Validitas data menjadi kunci dalam program pengentasan kemiskinan. Sayangnya, usaha untuk mewujudkan data yang valid, pemerintah daerah menghadapi berbagai tantangan mulai dari keterbatasan sumber daya manusia, dana, hingga ego sektoral antar lembaga. Hal tersebut mengemuka dalam diskusi Kesejahteraan Lokal sebagai Basis Pelayanan Dasar, (12/9/2015). Diskusi yang digelar di Aula Kantor Pemberdayaan Masyarakat Desa (KPMD) Kabupaten Banjarnegara ini dihadiri oleh KPMD, Bappeda, PMD Kecamatan, Kepala Desa, BPD, dan Kelompok Perempuan dari Gumelem Kulon, Gentansari, dan Jatilawang.

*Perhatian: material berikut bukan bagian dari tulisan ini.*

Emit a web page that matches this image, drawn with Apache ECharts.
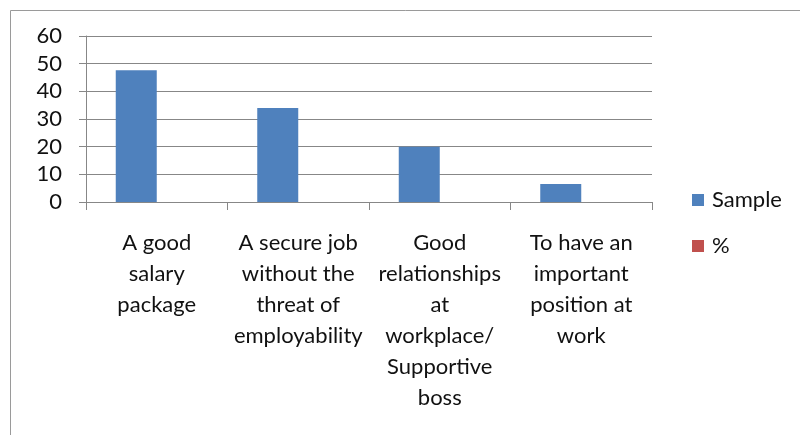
<!DOCTYPE html>
<html>
<head>
<meta charset="utf-8">
<script src="https://cdn.jsdelivr.net/npm/echarts@6/dist/echarts.min.js"></script>
<style>
html,body{margin:0;padding:0;background:#fff;}
#main{width:800px;height:435px;}
</style>
</head>
<body>
<div id="main"></div>
<script>
var categories = [
  "A good\nsalary\npackage",
  "A secure job\nwithout the\nthreat of\nemployability",
  "Good\nrelationships\nat\nworkplace/\nSupportive\nboss",
  "To have an\nimportant\nposition at\nwork"
];
var sampleValues = [47.6, 34.0, 20.0, 6.5];
var pctValues = [null, null, null, null];
var yTicks = { min: 0, max: 60, interval: 10 };

var FONT = 'Lato';
var FS = 22;
var chart = echarts.init(document.getElementById('main'));
chart.setOption({
  animation: false,
  backgroundColor: '#fff',
  graphic: [{
    type: 'rect',
    shape: { x: 10.5, y: 10.5, width: 820, height: 460 },
    style: { fill: 'none', stroke: '#9a9a9a', lineWidth: 1 },
    silent: true
  }],
  legend: {
    orient: 'vertical',
    left: 692,
    top: 189,
    padding: 0,
    itemWidth: 12,
    itemHeight: 12,
    itemGap: 24,
    icon: 'rect',
    textStyle: { fontFamily: FONT, fontSize: FS, color: '#111', padding: [0, 0, 0, 3] },
    data: ['Sample', '%']
  },
  grid: { left: 86, right: 148, top: 36, bottom: 233, containLabel: false },
  xAxis: {
    type: 'category',
    data: categories,
    boundaryGap: true,
    axisLine: { lineStyle: { color: '#878787', width: 1 } },
    axisTick: { show: true, length: 8, alignWithLabel: false, lineStyle: { color: '#878787' } },
    axisLabel: {
      interval: 0,
      margin: 25,
      fontFamily: FONT,
      fontSize: FS,
      lineHeight: 31,
      color: '#111',
      align: 'center',
      verticalAlign: 'top'
    },
    splitLine: { show: false }
  },
  yAxis: {
    type: 'value',
    min: yTicks.min,
    max: yTicks.max,
    interval: yTicks.interval,
    axisLine: { show: true, lineStyle: { color: '#878787', width: 1 } },
    axisTick: { show: true, length: 7, lineStyle: { color: '#878787' } },
    axisLabel: { margin: 24, fontFamily: FONT, fontSize: FS, color: '#111' },
    splitLine: { show: true, lineStyle: { color: '#878787', width: 1 } }
  },
  series: [
    {
      name: 'Sample',
      type: 'bar',
      data: sampleValues,
      barWidth: 41,
      barGap: '0%',
      itemStyle: { color: '#4f81bd' }
    },
    {
      name: '%',
      type: 'bar',
      data: pctValues,
      barWidth: 41,
      barGap: '0%',
      itemStyle: { color: '#c0504d' }
    }
  ]
});
</script>
</body>
</html>
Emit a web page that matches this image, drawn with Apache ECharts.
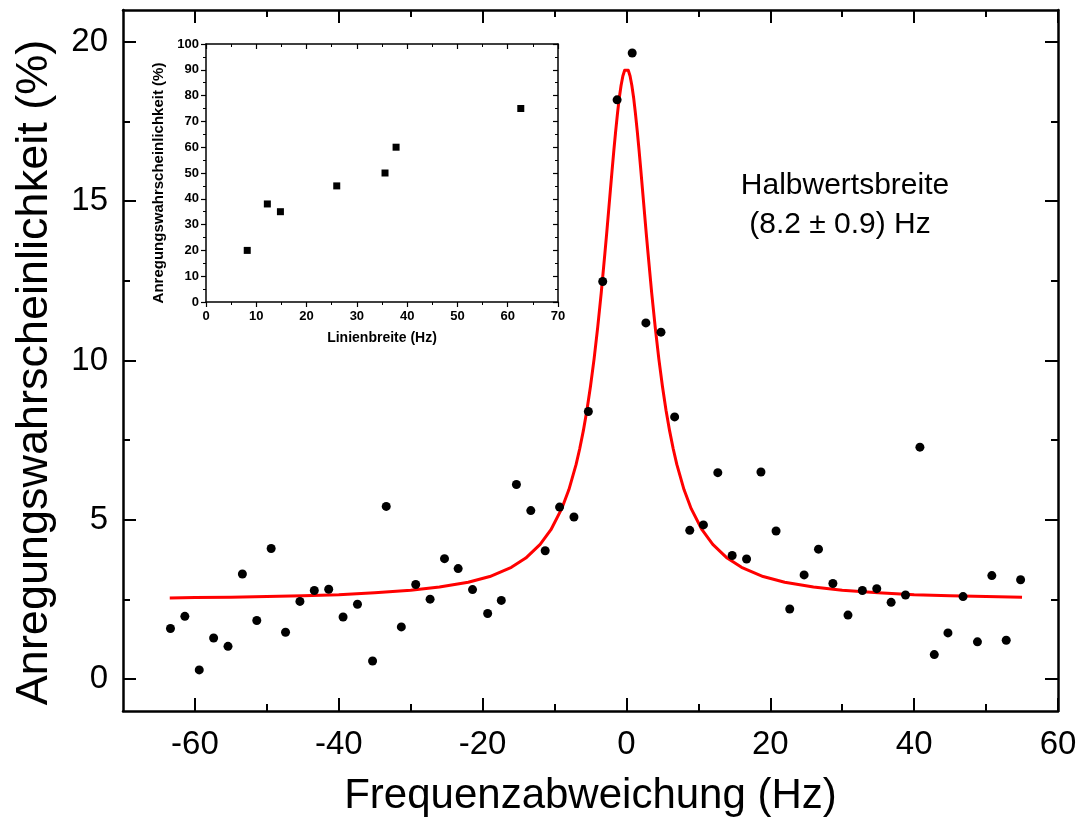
<!DOCTYPE html>
<html>
<head>
<meta charset="utf-8">
<script src="https://cdn.jsdelivr.net/npm/echarts@6/dist/echarts.min.js"></script>
<style>
html,body{margin:0;padding:0;background:#fff;}
#chart{width:1085px;height:826px;}
</style>
</head>
<body>
<div id="chart"></div>
<script>
// Main data: excitation probability vs. frequency detuning
var detuningHz = [-63.4,-61.4,-59.4,-57.4,-55.4,-53.4,-51.4,-49.4,-47.4,-45.4,-43.4,-41.4,-39.4,-37.4,-35.3,-33.4,-31.3,-29.3,-27.3,-25.3,-23.4,-21.4,-19.3,-17.4,-15.3,-13.3,-11.3,-9.3,-7.3,-5.3,-3.3,-1.3,0.8,2.7,4.8,6.7,8.8,10.7,12.7,14.7,16.7,18.7,20.8,22.7,24.7,26.7,28.7,30.8,32.8,34.8,36.8,38.8,40.8,42.8,44.7,46.8,48.8,50.8,52.8,54.8];
var probability = [1.59,1.97,0.29,1.29,1.03,3.30,1.84,4.10,1.47,2.44,2.78,2.82,1.95,2.35,0.57,5.42,1.64,2.97,2.51,3.78,3.47,2.81,2.06,2.47,6.11,5.29,4.03,5.40,5.09,8.40,12.48,18.18,19.65,11.18,10.89,8.23,4.67,4.84,6.48,3.88,3.77,6.50,4.65,2.20,3.27,4.08,3.00,2.01,2.78,2.84,2.41,2.64,7.28,0.77,1.45,2.59,1.17,3.25,1.22,3.12];

// Fit curve
var fitX = [-63.5,-60,-55,-50,-45,-40,-35,-30,-26,-22,-19,-16,-14,-12,-10.5,-9,-8,-7,-6.5,-6,-5.5,-5,-4.5,-4,-3.5,-3,-2.75,-2.5,-2.25,-2,-1.75,-1.5,-1.25,-1,-0.75,-0.5,-0.25,0,0.25,0.5,0.75,1,1.25,1.5,1.75,2,2.25,2.5,2.75,3,3.5,4,4.5,5,5.5,6,6.5,7,8,9,10.5,12,14,16,19,22,26,30,35,40,45,50,55];
var fitY = [2.55,2.56,2.57,2.59,2.62,2.65,2.71,2.79,2.89,3.04,3.22,3.51,3.80,4.23,4.69,5.35,5.95,6.74,7.23,7.79,8.44,9.19,10.05,11.04,12.14,13.36,13.99,14.65,15.31,15.97,16.60,17.20,17.75,18.24,18.63,18.93,19.11,19.17,19.11,18.93,18.63,18.24,17.75,17.20,16.60,15.97,15.31,14.65,13.99,13.36,12.14,11.04,10.05,9.19,8.44,7.79,7.23,6.74,5.95,5.35,4.69,4.23,3.80,3.51,3.22,3.04,2.89,2.79,2.71,2.65,2.62,2.59,2.57];

// Inset: excitation probability vs. line width
var insetWidthHz = [8.2,12.2,14.8,26.0,35.6,37.8,62.6];
var insetProb = [20,38,35,45,50,60,75];

// Tick values
var xMajor = [-60,-40,-20,0,20,40,60];
var xMinor = [-50,-30,-10,10,30,50];
var yMajor = [0,5,10,15,20];
var yMinor = [2.5,7.5,12.5,17.5];

function zip(a,b){var r=[];for(var i=0;i<a.length;i++)r.push([a[i],b[i]]);return r;}

var FONT = "'Liberation Sans', Arial, Helvetica, sans-serif";
var chart = echarts.init(document.getElementById('chart'), null, {renderer:'canvas'});

var lineMain = {show:true, onZero:false, lineStyle:{color:'#000', width:2.5}};
var noLine = {show:false, onZero:false};
var lineInset = {show:true, onZero:false, lineStyle:{color:'#000', width:1.5}};

function mainX(pos, vals, len, labels, showLine){
  return {
    type:'value', gridIndex:0, position:pos, min:-70, max:60,
    axisLine: showLine ? lineMain : noLine,
    axisTick:{show:true, inside:true, length:len, customValues:vals, lineStyle:{color:'#000', width:2}},
    axisLabel: labels ? {show:true, customValues:vals, fontSize:33, color:'#000', fontFamily:FONT, margin:17} : {show:false},
    splitLine:{show:false}
  };
}
function mainY(pos, vals, len, labels, showLine){
  return {
    type:'value', gridIndex:0, position:pos, min:-1, max:21,
    axisLine: showLine ? lineMain : noLine,
    axisTick:{show:true, inside:true, length:len, customValues:vals, lineStyle:{color:'#000', width:2}},
    axisLabel: labels ? {show:true, customValues:vals, fontSize:33, color:'#000', fontFamily:FONT, margin:15} : {show:false},
    splitLine:{show:false}
  };
}

var xAxes = [
  mainX('bottom', xMajor, 13, true, true),
  mainX('bottom', xMinor, 7, false, false),
  mainX('top', xMajor, 13, false, true),
  mainX('top', xMinor, 7, false, false),
  {
    type:'value', gridIndex:1, position:'bottom', min:0, max:70, interval:10,
    axisLine: lineInset,
    axisTick:{show:true, inside:false, length:5, lineStyle:{color:'#000', width:1.2}},
    minorTick:{show:true, splitNumber:2, length:3, lineStyle:{color:'#000', width:1}},
    axisLabel:{fontSize:13, fontWeight:'bold', color:'#000', fontFamily:FONT, margin:8},
    splitLine:{show:false},
    name:'Linienbreite (Hz)', nameLocation:'middle', nameGap:29,
    nameTextStyle:{fontSize:14, fontWeight:'bold', color:'#000', fontFamily:FONT}
  },
  {
    type:'value', gridIndex:1, position:'top', min:0, max:70, interval:10,
    axisLine: lineInset,
    axisTick:{show:true, inside:true, length:5, lineStyle:{color:'#000', width:1.2}},
    minorTick:{show:true, splitNumber:2, length:3, lineStyle:{color:'#000', width:1}},
    axisLabel:{show:false}, splitLine:{show:false}
  }
];
xAxes[0].name = 'Frequenzabweichung (Hz)';
xAxes[0].nameLocation = 'middle';
xAxes[0].nameGap = 64;
xAxes[0].nameTextStyle = {fontSize:42, color:'#000', fontFamily:FONT};

var yAxes = [
  mainY('left', yMajor, 13, true, true),
  mainY('left', yMinor, 7, false, false),
  mainY('right', yMajor, 13, false, true),
  mainY('right', yMinor, 7, false, false),
  {
    type:'value', gridIndex:1, position:'left', min:0, max:100, interval:10,
    axisLine: lineInset,
    axisTick:{show:true, inside:false, length:5, lineStyle:{color:'#000', width:1.2}},
    minorTick:{show:true, splitNumber:2, length:3, lineStyle:{color:'#000', width:1}},
    axisLabel:{fontSize:13, fontWeight:'bold', color:'#000', fontFamily:FONT, margin:7},
    splitLine:{show:false},
    name:'Anregungswahrscheinlichkeit (%)', nameLocation:'middle', nameGap:40, nameRotate:90,
    nameTextStyle:{fontSize:15, fontWeight:'bold', color:'#000', fontFamily:FONT, padding:[0,20,0,0]}
  },
  {
    type:'value', gridIndex:1, position:'right', min:0, max:100, interval:10,
    axisLine: lineInset,
    axisTick:{show:true, inside:true, length:5, lineStyle:{color:'#000', width:1.2}},
    minorTick:{show:true, splitNumber:2, length:3, lineStyle:{color:'#000', width:1}},
    axisLabel:{show:false}, splitLine:{show:false}
  }
];
yAxes[0].name = 'Anregungswahrscheinlichkeit (%)';
yAxes[0].nameLocation = 'middle';
yAxes[0].nameGap = 66;
yAxes[0].nameRotate = 90;
yAxes[0].nameTextStyle = {fontSize:45, color:'#000', fontFamily:FONT, padding:[0,24,0,0]};

var option = {
  animation:false,
  backgroundColor:'#fff',
  grid:[
    {left:123, right:27, top:10, bottom:115, containLabel:false},
    {left:206, top:44, width:352, height:258, containLabel:false}
  ],
  xAxis: xAxes,
  yAxis: yAxes,
  series:[
    {
      type:'line', xAxisIndex:0, yAxisIndex:0, data:zip(fitX, fitY),
      smooth:false, showSymbol:false, symbol:'none',
      lineStyle:{color:'#ff0000', width:3, join:'round'}, z:2
    },
    {
      type:'scatter', xAxisIndex:0, yAxisIndex:0, data:zip(detuningHz, probability),
      symbol:'circle', symbolSize:9, itemStyle:{color:'#000', opacity:1}, z:3
    },
    {
      type:'scatter', xAxisIndex:4, yAxisIndex:4, data:zip(insetWidthHz, insetProb),
      symbol:'rect', symbolSize:7, itemStyle:{color:'#000', opacity:1}, z:3
    }
  ],
  graphic:[
    {type:'text', x:845, y:186, style:{text:'Halbwertsbreite', fontSize:30, fontFamily:FONT, fill:'#000', align:'center', verticalAlign:'middle'}},
    {type:'text', x:840, y:225, style:{text:'(8.2 \u00b1 0.9) Hz', fontSize:30, fontFamily:FONT, fill:'#000', align:'center', verticalAlign:'middle'}}
  ]
};
chart.setOption(option);
</script>
</body>
</html>
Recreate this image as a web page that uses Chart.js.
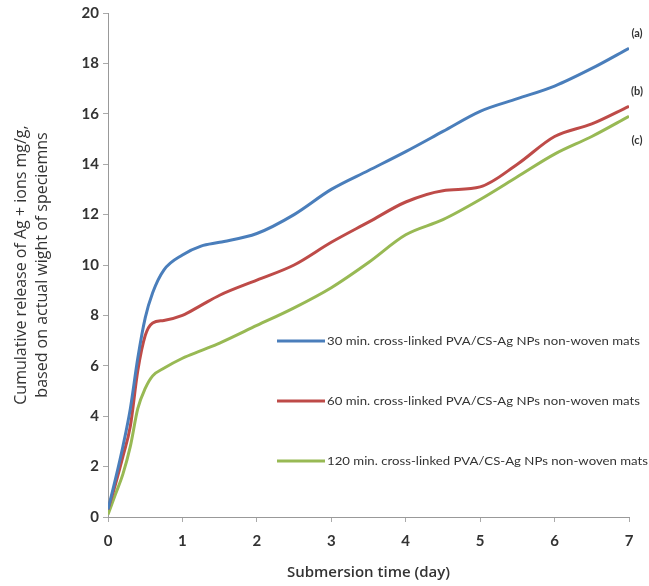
<!DOCTYPE html>
<html>
<head>
<meta charset="utf-8">
<script src="https://cdn.jsdelivr.net/npm/chart.js@4.4.1/dist/chart.umd.min.js"></script>
<style>
  html, body { margin: 0; padding: 0; background: #fff; }
  #wrap { width: 649px; height: 586px; }
</style>
</head>
<body>
<div id="wrap"><canvas id="chart"></canvas></div>
<script>
// submersion time (day)
const days = [0, 0.1, 0.2, 0.3, 0.4, 0.5, 0.6, 0.75, 1, 1.25, 1.5, 2, 2.5, 3, 3.5, 4, 4.5, 5, 5.5, 6, 6.5, 7];
// cumulative Ag+ release, mg/g
const mats30 = [0.3, 1.5, 2.8, 4.3, 6.3, 7.9, 8.9, 9.8, 10.4, 10.75, 10.9, 11.25, 12.0, 13.0, 13.75, 14.5, 15.3, 16.1, 16.6, 17.1, 17.8, 18.6];
const mats60 = [0.3, 1.3, 2.4, 3.6, 5.8, 7.2, 7.7, 7.8, 8.0, 8.4, 8.8, 9.4, 10.0, 10.9, 11.7, 12.5, 12.95, 13.1, 14.0, 15.1, 15.6, 16.3];
const mats120 = [0.1, 0.9, 1.7, 2.8, 4.3, 5.1, 5.6, 5.9, 6.3, 6.6, 6.9, 7.6, 8.3, 9.1, 10.1, 11.2, 11.8, 12.6, 13.5, 14.4, 15.1, 15.9];

const seriesNames = [
  "30 min. cross-linked PVA/CS-Ag NPs non-woven mats",
  "60 min. cross-linked PVA/CS-Ag NPs non-woven mats",
  "120 min. cross-linked PVA/CS-Ag NPs non-woven mats",
];
const endTags = ["(a)", "(b)", "(c)"];
const colors = ["#4a7ebb", "#be4b48", "#98b954"];

const toXY = (ys) => ys.map((y, i) => ({ x: days[i], y }));

// legend drawn inside the plot, like the original
const innerLegend = {
  id: "innerLegend",
  afterDatasetsDraw(chart) {
    const { ctx, chartArea } = chart;
    const x0 = chartArea.left + 169;
    const rows = [341, 401, 461];
    const ends = [chartArea.right + 11, chartArea.right + 11, chartArea.right + 19];
    ctx.save();
    ctx.font = '11px Lato, sans-serif';
    ctx.textBaseline = "middle";
    rows.forEach((y, i) => {
      ctx.strokeStyle = colors[i];
      ctx.lineWidth = 3;
      ctx.beginPath();
      ctx.moveTo(x0, y);
      ctx.lineTo(x0 + 48, y);
      ctx.stroke();
      // stretch text so it spans like the original's condensed font
      const tx = x0 + 50;
      const w = ctx.measureText(seriesNames[i]).width;
      const sx = (ends[i] - tx) / w;
      ctx.save();
      ctx.translate(tx, y);
      ctx.scale(sx, 1);
      ctx.fillStyle = "#333";
      ctx.fillText(seriesNames[i], 0, 0);
      ctx.restore();
    });
    ctx.restore();
  },
};

// (a) (b) (c) tags at the end of each curve
const endLabels = {
  id: "endLabels",
  afterDatasetsDraw(chart) {
    const { ctx } = chart;
    const offs = [-15, -15, 24];
    ctx.save();
    ctx.font = 'bold 11px Lato, sans-serif';
    ctx.fillStyle = "#333";
    ctx.textAlign = "center";
    ctx.textBaseline = "middle";
    chart.data.datasets.forEach((ds, i) => {
      const pts = chart.getDatasetMeta(i).data;
      const last = pts[pts.length - 1];
      ctx.fillText(endTags[i], last.x + 8, last.y + offs[i]);
    });
    ctx.restore();
  },
};

new Chart(document.getElementById("chart"), {
  type: "line",
  data: {
    datasets: [mats30, mats60, mats120].map((ys, i) => ({
      label: seriesNames[i],
      data: toXY(ys),
      borderColor: colors[i],
      backgroundColor: colors[i],
      borderWidth: 3,
      pointRadius: 0,
      tension: 0.4,
      cubicInterpolationMode: "monotone",
    })),
  },
  options: {
    responsive: true,
    maintainAspectRatio: false,
    animation: false,
    layout: { padding: { left: 0, right: 20, top: 9, bottom: 0 } },
    plugins: { legend: { display: false }, tooltip: { enabled: false } },
    scales: {
      x: {
        type: "linear",
        min: 0,
        max: 7,
        ticks: { stepSize: 1, color: "#333", padding: 10, font: { family: "Lato", size: 15, weight: "bold" } },
        grid: { drawOnChartArea: false, tickLength: 5, color: "#aaa" },
        border: { color: "#999" },
        title: {
          display: true,
          text: "Submersion time (day)",
          color: "#333",
          font: { family: "Open Sans", size: 15, weight: "600" },
          padding: { top: 5 },
        },
        afterFit(scale) { scale.height = 69; },
      },
      y: {
        min: 0,
        max: 20,
        ticks: { stepSize: 2, color: "#333", padding: 4, font: { family: "Lato", size: 15, weight: "bold" } },
        grid: { drawOnChartArea: false, tickLength: 5, color: "#aaa" },
        border: { color: "#999" },
        title: {
          display: true,
          text: ["Cumulative release of Ag + ions mg/g,", "based on actual wight of speciemns"],
          color: "#333",
          font: { family: "Open Sans", size: 16, lineHeight: 1.3 },
          padding: { top: 11, bottom: 0 },
        },
        afterFit(scale) { scale.width = 108; },
      },
    },
  },
  plugins: [innerLegend, endLabels],
});
</script>
</body>
</html>
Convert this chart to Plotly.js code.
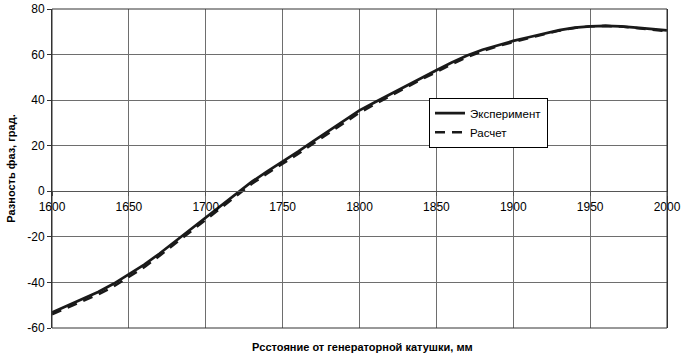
<!DOCTYPE html>
<html>
<head>
<meta charset="utf-8">
<script src="https://cdn.plot.ly/plotly-3.0.1.min.js"></script>
<style>html,body{margin:0;padding:0;background:#fff;}#chart{width:684px;height:357px;}</style>
</head>
<body>
<div id="chart"></div>
<script>
const distance = [1600,1610,1620,1630,1640,1650,1660,1670,1680,1690,1700,1710,1720,1730,1740,1750,1760,1770,1780,1790,1800,1810,1820,1830,1840,1850,1860,1870,1880,1890,1900,1910,1920,1930,1940,1950,1960,1970,1980,1990,2000];
const experiment = [-53.2,-50.3,-47.3,-44.2,-40.6,-36.5,-32.2,-27.3,-22.0,-16.8,-11.5,-6.0,-0.8,4.2,8.7,13.0,17.4,22.0,26.6,31.1,35.5,39.1,42.6,46.4,49.8,53.1,56.5,59.6,62.1,64.2,66.0,67.6,69.2,70.7,71.8,72.4,72.6,72.4,71.8,71.2,70.6];
const calculation = [-54.0,-51.2,-48.3,-45.3,-41.8,-37.7,-33.3,-28.3,-23.0,-17.7,-12.3,-6.9,-1.7,3.3,7.8,12.0,16.4,21.0,25.6,30.1,34.5,38.2,41.8,45.6,49.0,52.3,55.8,58.9,61.5,63.7,65.5,67.2,68.9,70.5,71.7,72.4,72.6,72.3,71.6,71.0,70.3];
const seriesNames = ['Эксперимент','Расчет'];
const xTitle = 'Рсстояние от генераторной катушки, мм';
const yTitle = 'Разность фаз, град.';
const xTicks = [1600,1650,1700,1750,1800,1850,1900,1950,2000];
const yTicks = [-60,-40,-20,0,20,40,60,80];

const yMin = -60, yMax = 80;
const traces = [
  {x: distance, y: experiment, name: seriesNames[0], mode: 'lines', type: 'scatter',
   line: {color: '#1a1a1a', width: 2.7, dash: 'solid'}},
  {x: distance, y: calculation, name: seriesNames[1], mode: 'lines', type: 'scatter',
   line: {color: '#1a1a1a', width: 2.5, dash: '10px,7px'}}
];
const layout = {
  width: 684, height: 357,
  margin: {l: 52, r: 17, t: 9, b: 29},
  paper_bgcolor: '#fff', plot_bgcolor: '#fff',
  font: {family: 'Liberation Sans, Arial, sans-serif', size: 12, color: '#000'},
  showlegend: true,
  legend: {x: 0.613, y: 0.722, xanchor: 'left', yanchor: 'top',
    bgcolor: '#fff', bordercolor: '#000', borderwidth: 1,
    font: {size: 11.5, color: '#000'}, tracegroupgap: 0,
    entrywidth: 92, entrywidthmode: 'pixels'},
  xaxis: {range: [1600, 2000], tickvals: xTicks, ticktext: xTicks.map(String),
    anchor: 'free', position: (0 - yMin) / (yMax - yMin),
    showgrid: true, gridcolor: '#6e6e6e', gridwidth: 1,
    showline: true, linecolor: '#555', linewidth: 1,
    ticks: 'outside', ticklen: 4, tickcolor: '#555',
    zeroline: false, tickfont: {size: 12, color: '#000'}},
  yaxis: {range: [yMin, yMax], tickvals: yTicks, ticktext: yTicks.map(String),
    showgrid: true, gridcolor: '#6e6e6e', gridwidth: 1,
    showline: true, linecolor: '#333', linewidth: 1, mirror: true,
    ticks: 'outside', ticklen: 4, tickcolor: '#333',
    zeroline: false, tickfont: {size: 12, color: '#000'}},
  shapes: [{type: 'rect', xref: 'paper', yref: 'paper', x0: 0, x1: 1, y0: 0, y1: 1,
    line: {color: '#333', width: 1}}],
  annotations: [
    {text: xTitle, xref: 'paper', yref: 'paper', x: 0.505, y: -0.061, xanchor: 'center', yanchor: 'middle',
     showarrow: false, font: {size: 11, color: '#000', family: 'Liberation Sans, Arial, sans-serif', weight: 'bold'}},
    {text: yTitle, xref: 'paper', yref: 'paper', x: -0.068, y: 0.5, xanchor: 'center', yanchor: 'middle',
     textangle: -90, showarrow: false, font: {size: 11, color: '#000', family: 'Liberation Sans, Arial, sans-serif', weight: 'bold'}}
  ]
};
Plotly.newPlot('chart', traces, layout, {staticPlot: true, displayModeBar: false});
</script>
</body>
</html>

Menurut Andri selaku Kepala Bidang Sosial dan Budaya Bappeda Kabupaten Banjarnegara, angka kemiskinan di Banjanegara mencapai 18,71 persen. Angka tersebut menempatkan Banjarnegara pada posisi tujuh terbawah di Jawa Tengah. Kabupaten Banjarnegara sendiri telah mempunyai Peraturan Daerah Nomor 1 Tahun 2015 tentang Pengentasan kemiskinan. Program-programnya mencakup pengembangan potensi diri, pangan, pelayanan kesehatan, pendidikan, perumahan, keterampilan, kesempatan kerja, sosial, rasa aman, dan kewirausahaan
Sayangnya, menurut Andri selama ini belum dilakukan perbaikan data secara rutin. Padahal data menjadi hal yang krusial. Kondisi tersebut disebabkan terbatasnya sumber daya manusia dan pendanaan di kabupaten. Selain itu, ego sektoral lembaga-lembaga di kabuten juga menjadi tantangan dalam penanggulangan kemiskinan. Masing-masing lembaga mempunyai data dan indikator sendiri dalam menerjemahkan kemiskinan. Dengan demikian, belum ada kepaduan data sebagai rujukan program-program penanggulangan kemiskinan di tingkat kabupaten.
Selain merujuk kondisi kemiskinan yang tepat, data kemiskinan penting dalam program penanggulangan kemiskinan hingga tingkatan desa. Hal tersebut disampaikan Imam Purwadi, Kepala Kantor Pemberdayaan Masyarakat Desa. Menurutnya, penanggulangan kemiskinan yang tidak didukung data desa yang valid akan menimbulkan masalah. APBDesa perlu memuat program-program penanggulangan kemiskinan yang berbasis pada data.
Keterlibatan kelompok perempuan
Diskusi kali ini juga menjadi pertemuan koordinasi persiapan pelaksanaan kegiatan pemetaan kesejahteraan lokal sebagai tindak lanjut dari pertemuan Sekolah Perempuan di tiga desa yakni Gumelem Kulon, Gentansari, dan Jatilawang. Desa mempunyai kewenangan dalam melakukan pendataan sebagaimana dijamin dalam Undang-Undang Nomor 6 Tahun 2015 tentang Desa. Sehingga, desa mampu merumuskan program pembangunan yang tepat sasaran dan sesuai kebutuhan.
Di ketiga desa tersebut, kelompok perempuan akan menjadi motor penggerak pemetaan kesejahteraan di tingkat desa. Sebelumnya, kelompok perempuan yang aktif dalam Sekolah Perempuan telah melakukan pemetaan aset dan potensi desa.
Menurut frisca Arita Nilawati, selaku Manajer Program Desa Infest Yogyakarta, pendataan kesejahteraan di desa bisa dilakukan secara mandiri, mulai dari penganggaran, penentuan indikator, pelaksanaan pendataan, entri data, hingga verifikasi data. Sebelum melakukan pendataan, desa akan merumuskan indikator kesejahteraannya sendiri. Penentuan indikator kesejahteraan ditentukan melalui Musyawarah Desa. Dengan demikian, desa mampu menjadi pionir pendataan yang partisipatif.